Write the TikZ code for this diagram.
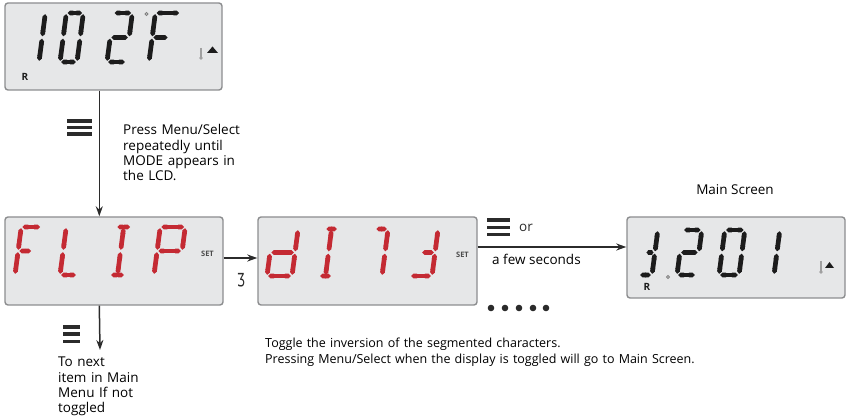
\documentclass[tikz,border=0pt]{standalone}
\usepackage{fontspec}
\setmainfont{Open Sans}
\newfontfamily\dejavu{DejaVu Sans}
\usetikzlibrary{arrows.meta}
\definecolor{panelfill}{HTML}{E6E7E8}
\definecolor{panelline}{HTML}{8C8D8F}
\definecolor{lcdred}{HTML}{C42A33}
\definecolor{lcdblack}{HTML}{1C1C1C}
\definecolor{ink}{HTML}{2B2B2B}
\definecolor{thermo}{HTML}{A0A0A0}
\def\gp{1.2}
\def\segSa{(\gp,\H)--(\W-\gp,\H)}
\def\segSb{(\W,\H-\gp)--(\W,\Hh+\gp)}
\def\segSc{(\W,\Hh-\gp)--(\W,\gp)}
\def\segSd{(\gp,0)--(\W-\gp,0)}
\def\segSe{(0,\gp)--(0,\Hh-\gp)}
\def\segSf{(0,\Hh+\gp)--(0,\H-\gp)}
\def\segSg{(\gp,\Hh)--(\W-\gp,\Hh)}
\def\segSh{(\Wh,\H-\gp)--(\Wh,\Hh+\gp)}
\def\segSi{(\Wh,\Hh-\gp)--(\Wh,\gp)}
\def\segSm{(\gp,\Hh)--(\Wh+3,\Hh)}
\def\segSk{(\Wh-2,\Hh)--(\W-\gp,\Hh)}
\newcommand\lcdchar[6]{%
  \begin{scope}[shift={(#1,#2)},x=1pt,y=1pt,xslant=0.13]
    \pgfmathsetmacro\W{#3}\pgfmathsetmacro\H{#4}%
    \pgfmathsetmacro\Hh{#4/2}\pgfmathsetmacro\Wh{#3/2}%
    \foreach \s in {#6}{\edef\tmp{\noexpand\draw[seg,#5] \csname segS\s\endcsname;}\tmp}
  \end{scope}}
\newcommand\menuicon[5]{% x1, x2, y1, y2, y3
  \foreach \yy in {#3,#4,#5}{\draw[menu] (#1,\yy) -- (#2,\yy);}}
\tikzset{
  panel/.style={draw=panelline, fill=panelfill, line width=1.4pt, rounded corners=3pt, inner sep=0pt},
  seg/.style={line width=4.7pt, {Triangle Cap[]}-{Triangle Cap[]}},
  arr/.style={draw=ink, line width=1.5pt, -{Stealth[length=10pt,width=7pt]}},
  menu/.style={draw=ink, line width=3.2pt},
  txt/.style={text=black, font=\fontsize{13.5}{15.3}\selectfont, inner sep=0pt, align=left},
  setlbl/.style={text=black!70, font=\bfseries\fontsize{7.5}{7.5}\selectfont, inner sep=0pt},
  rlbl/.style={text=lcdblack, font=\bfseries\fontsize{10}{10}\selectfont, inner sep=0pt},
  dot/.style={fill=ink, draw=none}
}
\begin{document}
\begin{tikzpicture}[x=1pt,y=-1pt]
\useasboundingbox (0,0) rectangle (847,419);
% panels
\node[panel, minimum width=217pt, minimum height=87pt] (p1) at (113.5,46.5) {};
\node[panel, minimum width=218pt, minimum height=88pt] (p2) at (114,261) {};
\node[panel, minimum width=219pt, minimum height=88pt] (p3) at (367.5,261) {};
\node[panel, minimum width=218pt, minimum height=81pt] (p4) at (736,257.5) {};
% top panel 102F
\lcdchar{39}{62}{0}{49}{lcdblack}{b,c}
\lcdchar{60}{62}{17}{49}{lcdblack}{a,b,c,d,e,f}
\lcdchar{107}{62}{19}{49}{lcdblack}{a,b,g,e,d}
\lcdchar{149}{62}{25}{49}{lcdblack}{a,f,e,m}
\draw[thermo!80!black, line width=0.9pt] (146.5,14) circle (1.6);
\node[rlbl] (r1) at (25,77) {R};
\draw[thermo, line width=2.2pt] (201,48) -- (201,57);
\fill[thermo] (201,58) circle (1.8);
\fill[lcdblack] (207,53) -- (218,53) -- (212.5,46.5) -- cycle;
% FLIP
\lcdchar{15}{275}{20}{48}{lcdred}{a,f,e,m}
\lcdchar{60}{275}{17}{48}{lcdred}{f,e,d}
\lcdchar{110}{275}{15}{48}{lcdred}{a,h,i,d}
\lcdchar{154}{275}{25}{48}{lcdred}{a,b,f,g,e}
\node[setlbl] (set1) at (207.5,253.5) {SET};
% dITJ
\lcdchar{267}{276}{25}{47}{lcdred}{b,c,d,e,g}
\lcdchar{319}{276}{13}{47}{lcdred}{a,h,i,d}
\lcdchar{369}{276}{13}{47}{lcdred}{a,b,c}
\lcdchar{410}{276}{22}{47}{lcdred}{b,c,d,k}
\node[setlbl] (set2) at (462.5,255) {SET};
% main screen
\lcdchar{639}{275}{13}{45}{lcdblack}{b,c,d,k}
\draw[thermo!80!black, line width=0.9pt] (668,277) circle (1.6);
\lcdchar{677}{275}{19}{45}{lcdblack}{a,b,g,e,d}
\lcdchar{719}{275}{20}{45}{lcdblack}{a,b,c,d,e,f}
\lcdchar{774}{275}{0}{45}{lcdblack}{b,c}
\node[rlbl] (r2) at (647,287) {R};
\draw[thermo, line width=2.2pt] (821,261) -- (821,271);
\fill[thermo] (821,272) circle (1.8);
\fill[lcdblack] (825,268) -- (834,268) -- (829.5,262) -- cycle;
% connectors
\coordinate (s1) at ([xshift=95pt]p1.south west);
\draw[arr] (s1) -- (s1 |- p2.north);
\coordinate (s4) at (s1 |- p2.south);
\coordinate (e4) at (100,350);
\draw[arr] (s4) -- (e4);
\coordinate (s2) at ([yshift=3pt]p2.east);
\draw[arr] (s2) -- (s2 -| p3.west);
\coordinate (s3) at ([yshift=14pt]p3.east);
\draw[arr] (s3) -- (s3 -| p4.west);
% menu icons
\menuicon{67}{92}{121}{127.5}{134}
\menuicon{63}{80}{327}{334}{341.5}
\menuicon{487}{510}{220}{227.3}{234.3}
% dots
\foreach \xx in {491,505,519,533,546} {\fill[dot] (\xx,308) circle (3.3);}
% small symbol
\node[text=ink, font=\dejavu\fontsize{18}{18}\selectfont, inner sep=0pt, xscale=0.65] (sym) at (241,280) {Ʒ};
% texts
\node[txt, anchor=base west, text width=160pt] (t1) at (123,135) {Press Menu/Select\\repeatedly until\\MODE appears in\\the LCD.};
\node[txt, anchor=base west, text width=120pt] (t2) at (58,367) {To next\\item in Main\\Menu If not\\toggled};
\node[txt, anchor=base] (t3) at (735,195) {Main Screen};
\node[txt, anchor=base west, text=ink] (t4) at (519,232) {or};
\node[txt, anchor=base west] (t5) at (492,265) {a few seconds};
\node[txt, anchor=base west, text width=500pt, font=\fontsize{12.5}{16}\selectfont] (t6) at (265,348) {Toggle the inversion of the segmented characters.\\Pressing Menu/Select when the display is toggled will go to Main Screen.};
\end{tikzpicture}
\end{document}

- - -

● **What to produce**: Exclude the pictures, and transcribe all of the material exactly.

● **Answer to the problem**:
Write the TikZ code for this diagram.
\documentclass[tikz,border=0pt]{standalone}
\usepackage{fontspec}
\setmainfont{Open Sans}
\newfontfamily\dejavu{DejaVu Sans}
\usetikzlibrary{arrows.meta}
\definecolor{panelfill}{HTML}{E6E7E8}
\definecolor{panelline}{HTML}{8C8D8F}
\definecolor{lcdred}{HTML}{C42A33}
\definecolor{lcdblack}{HTML}{1C1C1C}
\definecolor{ink}{HTML}{2B2B2B}
\definecolor{thermo}{HTML}{A0A0A0}
\def\gp{1.2}
\def\segSa{(\gp,\H)--(\W-\gp,\H)}
\def\segSb{(\W,\H-\gp)--(\W,\Hh+\gp)}
\def\segSc{(\W,\Hh-\gp)--(\W,\gp)}
\def\segSd{(\gp,0)--(\W-\gp,0)}
\def\segSe{(0,\gp)--(0,\Hh-\gp)}
\def\segSf{(0,\Hh+\gp)--(0,\H-\gp)}
\def\segSg{(\gp,\Hh)--(\W-\gp,\Hh)}
\def\segSh{(\Wh,\H-\gp)--(\Wh,\Hh+\gp)}
\def\segSi{(\Wh,\Hh-\gp)--(\Wh,\gp)}
\def\segSm{(\gp,\Hh)--(\Wh+3,\Hh)}
\def\segSk{(\Wh-2,\Hh)--(\W-\gp,\Hh)}
\newcommand\lcdchar[6]{%
  \begin{scope}[shift={(#1,#2)},x=1pt,y=1pt,xslant=0.13]
    \pgfmathsetmacro\W{#3}\pgfmathsetmacro\H{#4}%
    \pgfmathsetmacro\Hh{#4/2}\pgfmathsetmacro\Wh{#3/2}%
    \foreach \s in {#6}{\edef\tmp{\noexpand\draw[seg,#5] \csname segS\s\endcsname;}\tmp}
  \end{scope}}
\newcommand\menuicon[5]{% x1, x2, y1, y2, y3
  \foreach \yy in {#3,#4,#5}{\draw[menu] (#1,\yy) -- (#2,\yy);}}
\tikzset{
  panel/.style={draw=panelline, fill=panelfill, line width=1.4pt, rounded corners=3pt, inner sep=0pt},
  seg/.style={line width=4.7pt, {Triangle Cap[]}-{Triangle Cap[]}},
  arr/.style={draw=ink, line width=1.5pt, -{Stealth[length=10pt,width=7pt]}},
  menu/.style={draw=ink, line width=3.2pt},
  txt/.style={text=black, font=\fontsize{13.5}{15.3}\selectfont, inner sep=0pt, align=left},
  setlbl/.style={text=black!70, font=\bfseries\fontsize{7.5}{7.5}\selectfont, inner sep=0pt},
  rlbl/.style={text=lcdblack, font=\bfseries\fontsize{10}{10}\selectfont, inner sep=0pt},
  dot/.style={fill=ink, draw=none}
}
\begin{document}
\begin{tikzpicture}[x=1pt,y=-1pt]
\useasboundingbox (0,0) rectangle (847,419);
% panels
\node[panel, minimum width=217pt, minimum height=87pt] (p1) at (113.5,46.5) {};
\node[panel, minimum width=218pt, minimum height=88pt] (p2) at (114,261) {};
\node[panel, minimum width=219pt, minimum height=88pt] (p3) at (367.5,261) {};
\node[panel, minimum width=218pt, minimum height=81pt] (p4) at (736,257.5) {};
% top panel 102F
\lcdchar{39}{62}{0}{49}{lcdblack}{b,c}
\lcdchar{60}{62}{17}{49}{lcdblack}{a,b,c,d,e,f}
\lcdchar{107}{62}{19}{49}{lcdblack}{a,b,g,e,d}
\lcdchar{149}{62}{25}{49}{lcdblack}{a,f,e,m}
\draw[thermo!80!black, line width=0.9pt] (146.5,14) circle (1.6);
\node[rlbl] (r1) at (25,77) {R};
\draw[thermo, line width=2.2pt] (201,48) -- (201,57);
\fill[thermo] (201,58) circle (1.8);
\fill[lcdblack] (207,53) -- (218,53) -- (212.5,46.5) -- cycle;
% FLIP
\lcdchar{15}{275}{20}{48}{lcdred}{a,f,e,m}
\lcdchar{60}{275}{17}{48}{lcdred}{f,e,d}
\lcdchar{110}{275}{15}{48}{lcdred}{a,h,i,d}
\lcdchar{154}{275}{25}{48}{lcdred}{a,b,f,g,e}
\node[setlbl] (set1) at (207.5,253.5) {SET};
% dITJ
\lcdchar{267}{276}{25}{47}{lcdred}{b,c,d,e,g}
\lcdchar{319}{276}{13}{47}{lcdred}{a,h,i,d}
\lcdchar{369}{276}{13}{47}{lcdred}{a,b,c}
\lcdchar{410}{276}{22}{47}{lcdred}{b,c,d,k}
\node[setlbl] (set2) at (462.5,255) {SET};
% main screen
\lcdchar{639}{275}{13}{45}{lcdblack}{b,c,d,k}
\draw[thermo!80!black, line width=0.9pt] (668,277) circle (1.6);
\lcdchar{677}{275}{19}{45}{lcdblack}{a,b,g,e,d}
\lcdchar{719}{275}{20}{45}{lcdblack}{a,b,c,d,e,f}
\lcdchar{774}{275}{0}{45}{lcdblack}{b,c}
\node[rlbl] (r2) at (647,287) {R};
\draw[thermo, line width=2.2pt] (821,261) -- (821,271);
\fill[thermo] (821,272) circle (1.8);
\fill[lcdblack] (825,268) -- (834,268) -- (829.5,262) -- cycle;
% connectors
\coordinate (s1) at ([xshift=95pt]p1.south west);
\draw[arr] (s1) -- (s1 |- p2.north);
\coordinate (s4) at (s1 |- p2.south);
\coordinate (e4) at (100,350);
\draw[arr] (s4) -- (e4);
\coordinate (s2) at ([yshift=3pt]p2.east);
\draw[arr] (s2) -- (s2 -| p3.west);
\coordinate (s3) at ([yshift=14pt]p3.east);
\draw[arr] (s3) -- (s3 -| p4.west);
% menu icons
\menuicon{67}{92}{121}{127.5}{134}
\menuicon{63}{80}{327}{334}{341.5}
\menuicon{487}{510}{220}{227.3}{234.3}
% dots
\foreach \xx in {491,505,519,533,546} {\fill[dot] (\xx,308) circle (3.3);}
% small symbol
\node[text=ink, font=\dejavu\fontsize{18}{18}\selectfont, inner sep=0pt, xscale=0.65] (sym) at (241,280) {Ʒ};
% texts
\node[txt, anchor=base west, text width=160pt] (t1) at (123,135) {Press Menu/Select\\repeatedly until\\MODE appears in\\the LCD.};
\node[txt, anchor=base west, text width=120pt] (t2) at (58,367) {To next\\item in Main\\Menu If not\\toggled};
\node[txt, anchor=base] (t3) at (735,195) {Main Screen};
\node[txt, anchor=base west, text=ink] (t4) at (519,232) {or};
\node[txt, anchor=base west] (t5) at (492,265) {a few seconds};
\node[txt, anchor=base west, text width=500pt, font=\fontsize{12.5}{16}\selectfont] (t6) at (265,348) {Toggle the inversion of the segmented characters.\\Pressing Menu/Select when the display is toggled will go to Main Screen.};
\end{tikzpicture}
\end{document}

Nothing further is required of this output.